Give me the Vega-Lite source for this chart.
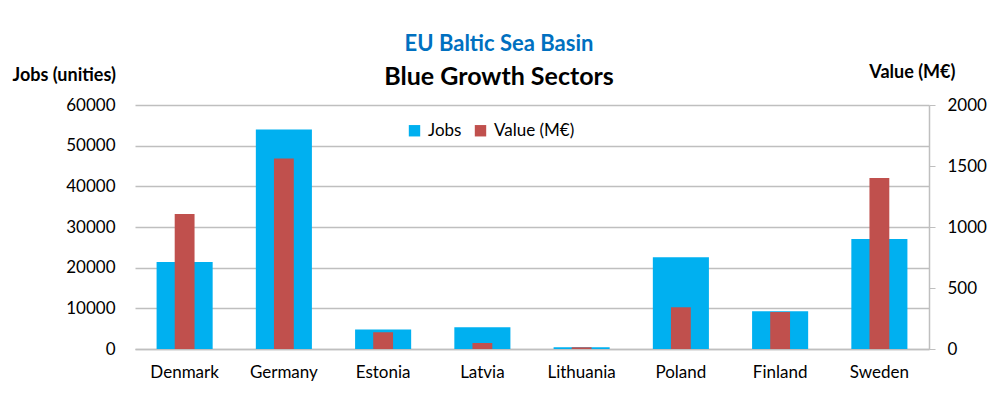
{
  "$schema": "https://vega.github.io/schema/vega-lite/v6.json",
  "width": 794,
  "height": 244,
  "autosize": "none",
  "padding": {"left": 135, "top": 105, "right": 62, "bottom": 65},
  "background": "white",
  "config": {
    "font": "Lato",
    "view": {"stroke": null},
    "axis": {"labelFont": "Lato", "titleFont": "Lato", "labelColor": "#000000", "titleColor": "#000000"}
  },
  "title": {
    "text": "EU Baltic Sea Basin",
    "subtitle": "Blue Growth Sectors",
    "anchor": "middle",
    "dx": -33,
    "offset": -28,
    "font": "Lato",
    "fontSize": 22,
    "fontWeight": "bold",
    "color": "#0070C0",
    "subtitleFont": "Lato",
    "subtitleFontSize": 25,
    "subtitleFontWeight": "bold",
    "subtitleColor": "#000000",
    "subtitlePadding": 9
  },
  "data": {
    "values": [
      {"country": "Denmark", "jobs": 21400, "value": 1107},
      {"country": "Germany", "jobs": 54000, "value": 1561},
      {"country": "Estonia", "jobs": 4770, "value": 137},
      {"country": "Latvia", "jobs": 5340, "value": 49},
      {"country": "Lithuania", "jobs": 420, "value": 14},
      {"country": "Poland", "jobs": 22550, "value": 342},
      {"country": "Finland", "jobs": 9270, "value": 303},
      {"country": "Sweden", "jobs": 27050, "value": 1402}
    ]
  },
  "encoding": {
    "x": {
      "field": "country",
      "type": "nominal",
      "sort": null,
      "scale": {"paddingInner": 0, "paddingOuter": 0},
      "axis": {
        "title": null,
        "labelAngle": 0,
        "labelFontSize": 17,
        "labelPadding": 15,
        "ticks": false,
        "domainColor": "#BFBFBF",
        "domainWidth": 1.5
      }
    }
  },
  "layer": [
    {
      "mark": {"type": "bar", "width": {"band": 0.565}},
      "encoding": {
        "y": {
          "field": "jobs",
          "type": "quantitative",
          "scale": {"domain": [0, 60000], "nice": false},
          "axis": {
            "title": "Jobs (unities)",
            "titleAngle": 0,
            "titleAlign": "left",
            "titleBaseline": "middle",
            "titleX": -123,
            "titleY": -30,
            "titleFontSize": 18,
            "titleFontWeight": "bold",
            "values": [0, 10000, 20000, 30000, 40000, 50000, 60000],
            "format": "d",
            "labelFontSize": 17,
            "labelPadding": 20,
            "ticks": false,
            "domain": false,
            "grid": true,
            "gridColor": "#BFBFBF",
            "gridWidth": 1.5
          }
        },
        "color": {
          "datum": "Jobs",
          "type": "nominal",
          "scale": {"domain": ["Jobs", "Value (M€)"], "range": ["#00B0F0", "#C0504D"]},
          "legend": {
            "title": null,
            "orient": "none",
            "direction": "horizontal",
            "legendX": 271,
            "legendY": 17,
            "symbolType": "square",
            "symbolSize": 130,
            "symbolStrokeWidth": 0,
            "labelFont": "Lato",
            "labelFontSize": 17,
            "labelColor": "#000000",
            "columnPadding": 10,
            "labelOffset": 5
          }
        }
      }
    },
    {
      "mark": {"type": "bar", "width": {"band": 0.2}},
      "encoding": {
        "y": {
          "field": "value",
          "type": "quantitative",
          "scale": {"domain": [0, 2000], "nice": false},
          "axis": {
            "orient": "right",
            "title": "Value (M€)",
            "titleAngle": 0,
            "titleAlign": "right",
            "titleBaseline": "middle",
            "titleX": 26,
            "titleY": -33,
            "titleFontSize": 18,
            "titleFontWeight": "bold",
            "values": [0, 500, 1000, 1500, 2000],
            "format": "d",
            "labelFontSize": 17,
            "labelPadding": 12,
            "ticks": true,
            "tickSize": 6,
            "tickColor": "#BFBFBF",
            "domain": true,
            "domainColor": "#BFBFBF",
            "domainWidth": 1.5,
            "grid": false
          }
        },
        "color": {"datum": "Value (M€)", "type": "nominal"}
      }
    }
  ],
  "resolve": {"scale": {"y": "independent"}}
}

***

- GOAL OF THE EXERCISE: Reproduce each line word for word and drop the pictures.

- WORKED ANSWER:
Give me the Vega-Lite source for this chart.
{
  "$schema": "https://vega.github.io/schema/vega-lite/v6.json",
  "width": 794,
  "height": 244,
  "autosize": "none",
  "padding": {"left": 135, "top": 105, "right": 62, "bottom": 65},
  "background": "white",
  "config": {
    "font": "Lato",
    "view": {"stroke": null},
    "axis": {"labelFont": "Lato", "titleFont": "Lato", "labelColor": "#000000", "titleColor": "#000000"}
  },
  "title": {
    "text": "EU Baltic Sea Basin",
    "subtitle": "Blue Growth Sectors",
    "anchor": "middle",
    "dx": -33,
    "offset": -28,
    "font": "Lato",
    "fontSize": 22,
    "fontWeight": "bold",
    "color": "#0070C0",
    "subtitleFont": "Lato",
    "subtitleFontSize": 25,
    "subtitleFontWeight": "bold",
    "subtitleColor": "#000000",
    "subtitlePadding": 9
  },
  "data": {
    "values": [
      {"country": "Denmark", "jobs": 21400, "value": 1107},
      {"country": "Germany", "jobs": 54000, "value": 1561},
      {"country": "Estonia", "jobs": 4770, "value": 137},
      {"country": "Latvia", "jobs": 5340, "value": 49},
      {"country": "Lithuania", "jobs": 420, "value": 14},
      {"country": "Poland", "jobs": 22550, "value": 342},
      {"country": "Finland", "jobs": 9270, "value": 303},
      {"country": "Sweden", "jobs": 27050, "value": 1402}
    ]
  },
  "encoding": {
    "x": {
      "field": "country",
      "type": "nominal",
      "sort": null,
      "scale": {"paddingInner": 0, "paddingOuter": 0},
      "axis": {
        "title": null,
        "labelAngle": 0,
        "labelFontSize": 17,
        "labelPadding": 15,
        "ticks": false,
        "domainColor": "#BFBFBF",
        "domainWidth": 1.5
      }
    }
  },
  "layer": [
    {
      "mark": {"type": "bar", "width": {"band": 0.565}},
      "encoding": {
        "y": {
          "field": "jobs",
          "type": "quantitative",
          "scale": {"domain": [0, 60000], "nice": false},
          "axis": {
            "title": "Jobs (unities)",
            "titleAngle": 0,
            "titleAlign": "left",
            "titleBaseline": "middle",
            "titleX": -123,
            "titleY": -30,
            "titleFontSize": 18,
            "titleFontWeight": "bold",
            "values": [0, 10000, 20000, 30000, 40000, 50000, 60000],
            "format": "d",
            "labelFontSize": 17,
            "labelPadding": 20,
            "ticks": false,
            "domain": false,
            "grid": true,
            "gridColor": "#BFBFBF",
            "gridWidth": 1.5
          }
        },
        "color": {
          "datum": "Jobs",
          "type": "nominal",
          "scale": {"domain": ["Jobs", "Value (M€)"], "range": ["#00B0F0", "#C0504D"]},
          "legend": {
            "title": null,
            "orient": "none",
            "direction": "horizontal",
            "legendX": 271,
            "legendY": 17,
            "symbolType": "square",
            "symbolSize": 130,
            "symbolStrokeWidth": 0,
            "labelFont": "Lato",
            "labelFontSize": 17,
            "labelColor": "#000000",
            "columnPadding": 10,
            "labelOffset": 5
          }
        }
      }
    },
    {
      "mark": {"type": "bar", "width": {"band": 0.2}},
      "encoding": {
        "y": {
          "field": "value",
          "type": "quantitative",
          "scale": {"domain": [0, 2000], "nice": false},
          "axis": {
            "orient": "right",
            "title": "Value (M€)",
            "titleAngle": 0,
            "titleAlign": "right",
            "titleBaseline": "middle",
            "titleX": 26,
            "titleY": -33,
            "titleFontSize": 18,
            "titleFontWeight": "bold",
            "values": [0, 500, 1000, 1500, 2000],
            "format": "d",
            "labelFontSize": 17,
            "labelPadding": 12,
            "ticks": true,
            "tickSize": 6,
            "tickColor": "#BFBFBF",
            "domain": true,
            "domainColor": "#BFBFBF",
            "domainWidth": 1.5,
            "grid": false
          }
        },
        "color": {"datum": "Value (M€)", "type": "nominal"}
      }
    }
  ],
  "resolve": {"scale": {"y": "independent"}}
}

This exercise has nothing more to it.